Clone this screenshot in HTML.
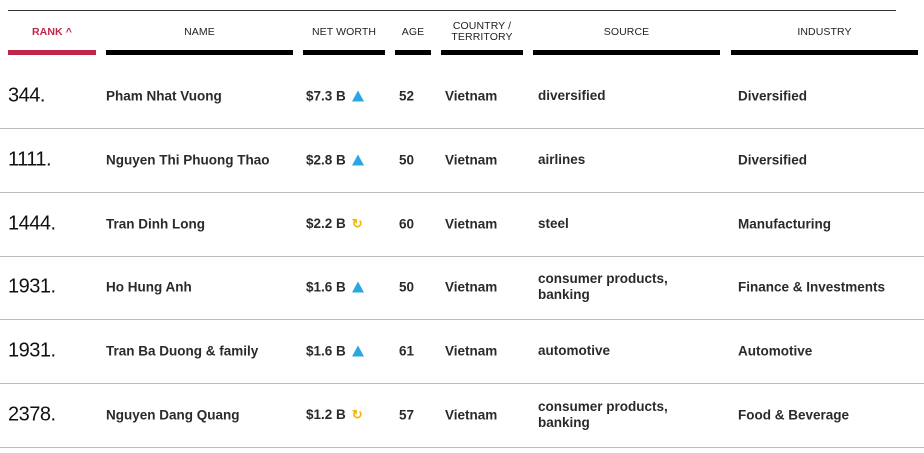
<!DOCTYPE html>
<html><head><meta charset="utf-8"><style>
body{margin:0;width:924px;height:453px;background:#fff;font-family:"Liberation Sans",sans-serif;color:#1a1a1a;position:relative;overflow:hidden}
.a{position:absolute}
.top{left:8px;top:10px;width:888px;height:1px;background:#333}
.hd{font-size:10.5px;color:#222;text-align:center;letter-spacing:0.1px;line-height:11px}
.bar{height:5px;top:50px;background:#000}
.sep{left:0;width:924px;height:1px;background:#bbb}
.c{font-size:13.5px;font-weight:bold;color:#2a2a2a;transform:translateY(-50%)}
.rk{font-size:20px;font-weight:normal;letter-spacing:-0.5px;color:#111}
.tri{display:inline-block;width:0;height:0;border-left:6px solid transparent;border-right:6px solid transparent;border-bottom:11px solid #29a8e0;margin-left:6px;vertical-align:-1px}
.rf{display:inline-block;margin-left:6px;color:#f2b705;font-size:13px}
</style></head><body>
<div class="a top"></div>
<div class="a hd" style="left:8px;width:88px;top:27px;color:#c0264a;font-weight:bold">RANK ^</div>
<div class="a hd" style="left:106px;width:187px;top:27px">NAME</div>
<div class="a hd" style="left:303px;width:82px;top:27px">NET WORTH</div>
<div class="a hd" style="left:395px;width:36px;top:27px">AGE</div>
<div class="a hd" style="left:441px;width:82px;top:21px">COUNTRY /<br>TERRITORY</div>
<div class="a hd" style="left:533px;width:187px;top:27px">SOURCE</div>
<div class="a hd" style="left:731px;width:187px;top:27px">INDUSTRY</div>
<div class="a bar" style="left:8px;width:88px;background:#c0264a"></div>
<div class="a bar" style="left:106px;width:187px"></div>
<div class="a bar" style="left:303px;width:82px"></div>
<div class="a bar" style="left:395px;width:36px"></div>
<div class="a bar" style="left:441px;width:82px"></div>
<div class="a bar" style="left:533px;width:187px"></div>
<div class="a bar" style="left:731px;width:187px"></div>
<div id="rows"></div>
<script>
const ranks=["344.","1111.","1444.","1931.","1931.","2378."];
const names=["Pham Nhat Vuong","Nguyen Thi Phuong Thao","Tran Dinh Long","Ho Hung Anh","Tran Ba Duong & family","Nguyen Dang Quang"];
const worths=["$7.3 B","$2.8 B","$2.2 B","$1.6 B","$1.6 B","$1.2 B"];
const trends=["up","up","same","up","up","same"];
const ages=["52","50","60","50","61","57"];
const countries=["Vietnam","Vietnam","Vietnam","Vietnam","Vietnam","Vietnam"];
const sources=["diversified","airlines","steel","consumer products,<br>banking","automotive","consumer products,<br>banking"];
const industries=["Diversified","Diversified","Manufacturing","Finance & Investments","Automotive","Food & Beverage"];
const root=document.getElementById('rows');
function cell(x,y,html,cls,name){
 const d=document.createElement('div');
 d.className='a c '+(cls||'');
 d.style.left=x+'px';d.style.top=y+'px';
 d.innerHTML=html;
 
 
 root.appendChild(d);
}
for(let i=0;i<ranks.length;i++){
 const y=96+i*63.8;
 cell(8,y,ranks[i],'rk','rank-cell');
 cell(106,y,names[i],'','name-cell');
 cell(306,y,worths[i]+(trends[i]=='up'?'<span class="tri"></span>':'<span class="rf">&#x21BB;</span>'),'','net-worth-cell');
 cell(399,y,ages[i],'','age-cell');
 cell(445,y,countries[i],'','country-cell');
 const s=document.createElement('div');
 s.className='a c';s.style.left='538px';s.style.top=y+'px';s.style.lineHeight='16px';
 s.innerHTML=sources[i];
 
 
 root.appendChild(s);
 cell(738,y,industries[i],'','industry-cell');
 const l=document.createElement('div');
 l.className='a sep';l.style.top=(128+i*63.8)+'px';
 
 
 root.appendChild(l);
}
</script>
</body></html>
•••
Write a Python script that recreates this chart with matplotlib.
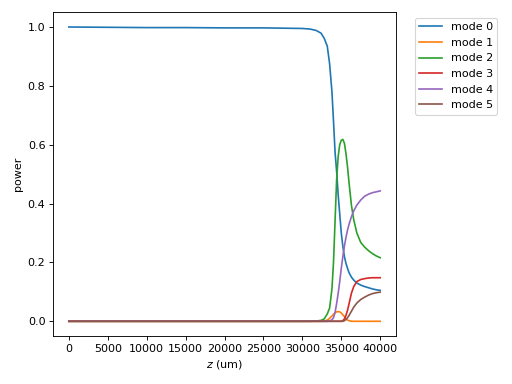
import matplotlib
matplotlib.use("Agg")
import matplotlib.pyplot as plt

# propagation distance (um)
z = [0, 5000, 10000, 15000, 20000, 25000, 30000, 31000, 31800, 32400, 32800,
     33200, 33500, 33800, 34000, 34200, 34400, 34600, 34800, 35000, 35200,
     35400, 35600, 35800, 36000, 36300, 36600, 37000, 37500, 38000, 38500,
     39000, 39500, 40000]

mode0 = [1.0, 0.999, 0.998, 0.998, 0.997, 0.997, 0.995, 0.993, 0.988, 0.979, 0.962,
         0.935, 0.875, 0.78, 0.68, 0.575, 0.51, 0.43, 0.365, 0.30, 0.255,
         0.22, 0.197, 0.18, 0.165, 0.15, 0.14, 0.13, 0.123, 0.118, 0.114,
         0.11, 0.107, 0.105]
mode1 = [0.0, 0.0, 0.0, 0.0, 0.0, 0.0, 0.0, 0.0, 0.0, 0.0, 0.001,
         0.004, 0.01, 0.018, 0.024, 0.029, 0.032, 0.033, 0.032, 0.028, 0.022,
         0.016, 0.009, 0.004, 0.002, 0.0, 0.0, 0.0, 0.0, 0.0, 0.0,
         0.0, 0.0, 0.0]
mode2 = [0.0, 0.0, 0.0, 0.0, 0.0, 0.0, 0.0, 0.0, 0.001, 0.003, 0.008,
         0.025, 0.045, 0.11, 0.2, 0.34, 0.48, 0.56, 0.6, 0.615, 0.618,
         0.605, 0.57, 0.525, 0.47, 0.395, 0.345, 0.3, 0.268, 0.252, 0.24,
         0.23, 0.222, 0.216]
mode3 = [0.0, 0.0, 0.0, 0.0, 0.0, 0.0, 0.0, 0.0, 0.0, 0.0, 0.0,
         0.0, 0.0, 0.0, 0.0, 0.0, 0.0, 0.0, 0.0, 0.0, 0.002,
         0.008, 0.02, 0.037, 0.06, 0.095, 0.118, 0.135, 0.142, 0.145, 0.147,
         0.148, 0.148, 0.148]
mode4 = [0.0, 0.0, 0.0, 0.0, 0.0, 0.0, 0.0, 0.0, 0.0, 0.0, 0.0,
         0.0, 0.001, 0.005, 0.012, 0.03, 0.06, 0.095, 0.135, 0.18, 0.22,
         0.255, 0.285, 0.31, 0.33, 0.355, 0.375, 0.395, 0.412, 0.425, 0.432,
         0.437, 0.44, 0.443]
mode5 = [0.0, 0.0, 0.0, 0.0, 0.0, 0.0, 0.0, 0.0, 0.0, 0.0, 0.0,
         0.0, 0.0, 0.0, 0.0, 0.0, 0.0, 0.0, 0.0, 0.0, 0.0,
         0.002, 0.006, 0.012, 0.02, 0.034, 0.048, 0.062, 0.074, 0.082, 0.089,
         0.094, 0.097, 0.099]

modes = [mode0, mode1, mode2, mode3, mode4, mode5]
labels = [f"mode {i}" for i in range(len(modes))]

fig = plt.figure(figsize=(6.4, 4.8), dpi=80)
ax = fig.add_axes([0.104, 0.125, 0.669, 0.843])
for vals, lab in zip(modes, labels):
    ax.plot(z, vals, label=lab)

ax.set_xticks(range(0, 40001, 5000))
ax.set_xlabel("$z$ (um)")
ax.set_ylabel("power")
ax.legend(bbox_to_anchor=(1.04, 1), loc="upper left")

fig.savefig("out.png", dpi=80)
•••
◆ **Short task**
Copy exactly the stretch of lines that starts at the line holding "Write a Python" and ends at the line holding "39000, 39500, 40000]". Drop the pictures.

◆ **Response below**
Write a Python script that recreates this chart with matplotlib.
import matplotlib
matplotlib.use("Agg")
import matplotlib.pyplot as plt

# propagation distance (um)
z = [0, 5000, 10000, 15000, 20000, 25000, 30000, 31000, 31800, 32400, 32800,
     33200, 33500, 33800, 34000, 34200, 34400, 34600, 34800, 35000, 35200,
     35400, 35600, 35800, 36000, 36300, 36600, 37000, 37500, 38000, 38500,
     39000, 39500, 40000]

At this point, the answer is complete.